臨床心理学者のユングは子供のころ、神の大便(糞尿)が天空から降り注ぎ、地上の大聖堂をこなごなに打ち砕くという夢を見た。そのことになぞらえていえば、あなたはむしろ、命から汚物を投げつけられるほうが、一瞬「ありがとうございます」と言いたくなるという、魂の直観を持っているではないか。なぜ汚物を下されてあなたは「ありがとうございます」と言い出しかねないのか。それはその瞬間、あなたがムンから解き放たれるからだ。汚物を下されるというような露骨なときにだけ、吾我の驕慢がスッと消失するからだ。我慢スコアで膨張したあなたが消えて、ふと、世界に護られているようなあなたを一瞬体験するからだ。もちろんそのとき、あなたは自分に与えられた命の汚物を、まったく汚物だなんて思ってはいないわけだけれど。そのときの千載一遇の「ありがとうございます」をあなたは取り逃してはいけない。

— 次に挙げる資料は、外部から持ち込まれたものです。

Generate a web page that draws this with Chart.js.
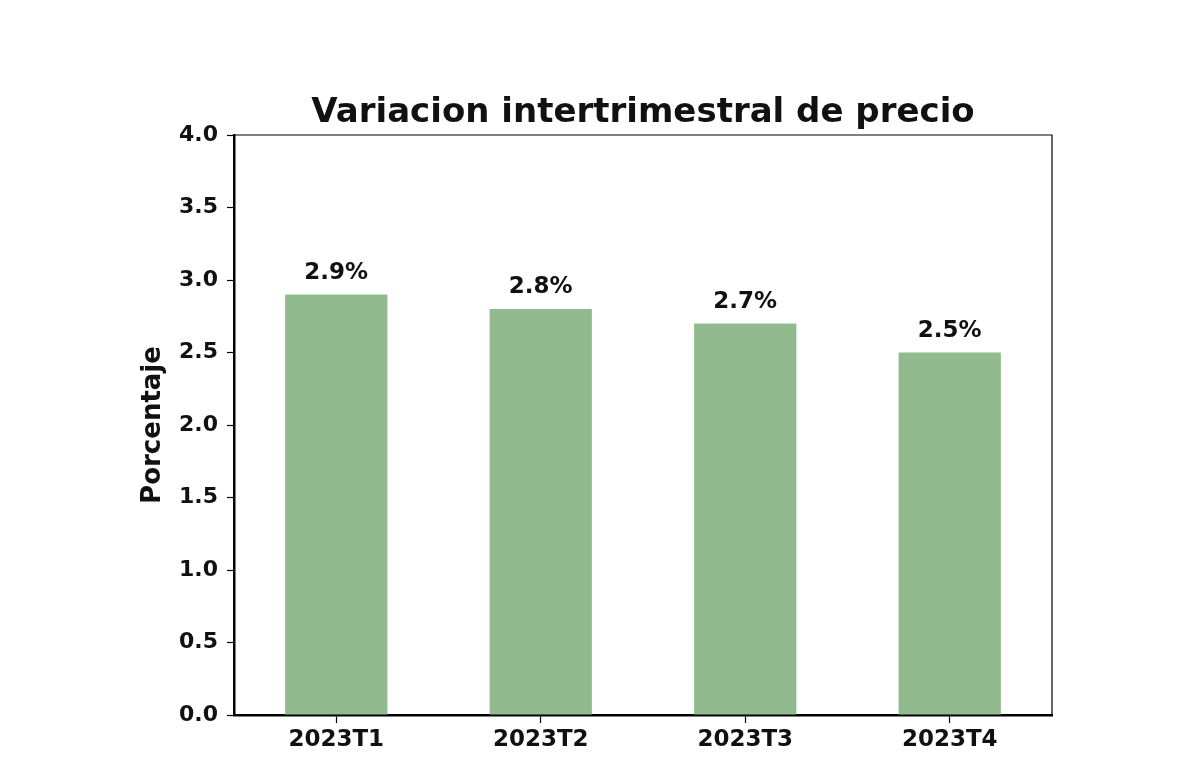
<!DOCTYPE html>
<html>
<head>
<meta charset="utf-8">
<script src="https://cdn.jsdelivr.net/npm/chart.js@4.4.1/dist/chart.umd.min.js"></script>
<style>
  html, body { margin: 0; padding: 0; background: #fff; }
  #wrap { width: 1200px; height: 776px; }
</style>
</head>
<body>
<div id="wrap"><canvas id="chart" width="1200" height="776"></canvas></div>
<script>
const categories = ['2023T1', '2023T2', '2023T3', '2023T4'];
const values = [2.9, 2.8, 2.7, 2.5];
const yTicks = [0, 0.5, 1, 1.5, 2, 2.5, 3, 3.5, 4];
const chartTitle = 'Variacion intertrimestral de precio';
const yTitle = 'Porcentaje';

const FONT = "'DejaVu Sans', sans-serif";
const barColor = '#91bb8f';

// thin top/right frame + title centred over the plot, matplotlib style
const frame = {
  id: 'frame',
  afterDraw(chart) {
    const { ctx, chartArea: a } = chart;
    ctx.save();
    ctx.strokeStyle = '#000';
    ctx.lineWidth = 1.2;
    ctx.beginPath();
    ctx.moveTo(a.left, a.top);
    ctx.lineTo(a.right, a.top);
    ctx.lineTo(a.right, a.bottom);
    ctx.stroke();

    ctx.fillStyle = '#111';
    ctx.font = `bold 34px ${FONT}`;
    ctx.textAlign = 'center';
    ctx.textBaseline = 'alphabetic';
    ctx.fillText(chartTitle, (a.left + a.right) / 2, a.top - 13);
    ctx.restore();
  }
};

const barLabels = {
  id: 'barLabels',
  afterDatasetsDraw(chart) {
    const { ctx } = chart;
    const meta = chart.getDatasetMeta(0);
    ctx.save();
    ctx.fillStyle = '#111';
    ctx.font = `bold 23px ${FONT}`;
    ctx.textAlign = 'center';
    ctx.textBaseline = 'alphabetic';
    meta.data.forEach((bar, i) => {
      ctx.fillText(`${values[i].toFixed(1)}%`, bar.x, bar.y - 16);
    });
    ctx.restore();
  }
};

new Chart(document.getElementById('chart'), {
  type: 'bar',
  data: {
    labels: categories,
    datasets: [{
      data: values,
      backgroundColor: barColor,
      borderWidth: 0,
      barPercentage: 0.5,
      categoryPercentage: 1
    }]
  },
  options: {
    responsive: false,
    animation: false,
    layout: { padding: { left: 0, right: 148, top: 135, bottom: 0 } },
    plugins: {
      legend: { display: false },
      tooltip: { enabled: false },
      title: { display: false }
    },
    scales: {
      x: {
        afterFit(scale) { scale.height = 61; },
        grid: { display: true, offset: false, drawOnChartArea: false, tickLength: 8, tickColor: '#000', tickWidth: 1.2 },
        border: { display: true, color: '#000', width: 2.5 },
        ticks: { color: '#111', padding: 3, font: { family: FONT, size: 23, weight: 'bold' } }
      },
      y: {
        min: 0,
        max: 4,
        afterFit(scale) { scale.width = 234; },
        afterBuildTicks(scale) { scale.ticks = yTicks.map(v => ({ value: v })); },
        grid: { display: true, drawOnChartArea: false, tickLength: 7, tickColor: '#000', tickWidth: 1.2 },
        border: { display: true, color: '#000', width: 2.5 },
        ticks: {
          color: '#111',
          padding: 9,
          font: { family: FONT, size: 22, weight: 'bold' },
          callback: v => Number(v).toFixed(1)
        },
        title: {
          display: true,
          text: yTitle,
          color: '#111',
          font: { family: FONT, size: 26, weight: 'bold', lineHeight: 1.2 },
          padding: { top: 138, bottom: 0 }
        }
      }
    }
  },
  plugins: [frame, barLabels]
});
</script>
</body>
</html>
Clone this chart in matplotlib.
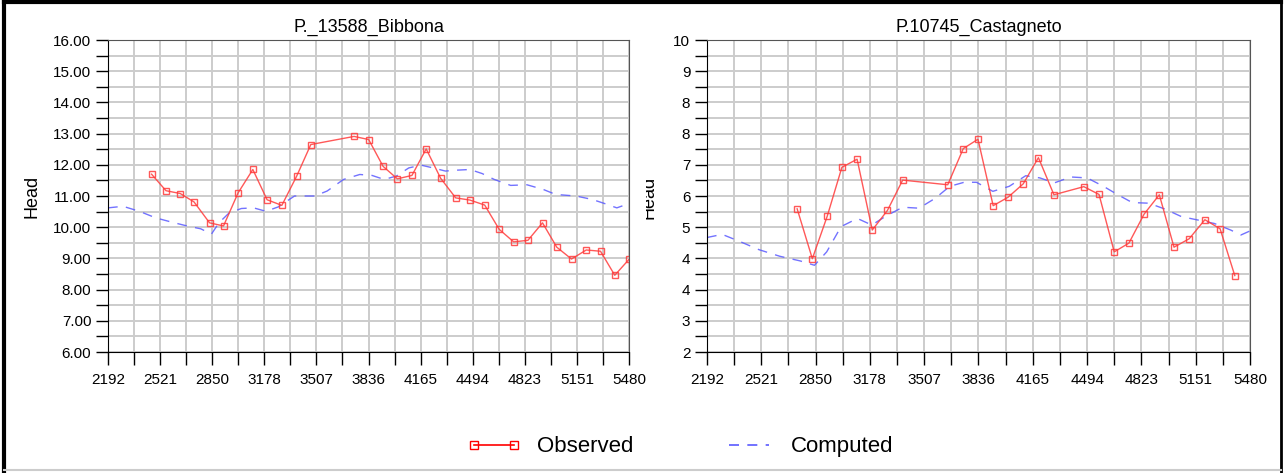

あなたが恐れるべきことは、いまはすんなり読めているこの話が、いつかの先、読み返しても、
「ぜんぜんピンとこない笑。というか、こういうの無理。途中で飽きる」
と体験されることなのだ。居直るムンはピンとこないことを威張る。そうして居直ったムンが最後のムンだ。ムンはもともと命に対抗するために発明されたもので、その最終目標は当然ながら、「命」を下方に置いて「死ね」と言いつけることにある。そのことを為し遂げたとき、彼は完全なムンになったと定義される。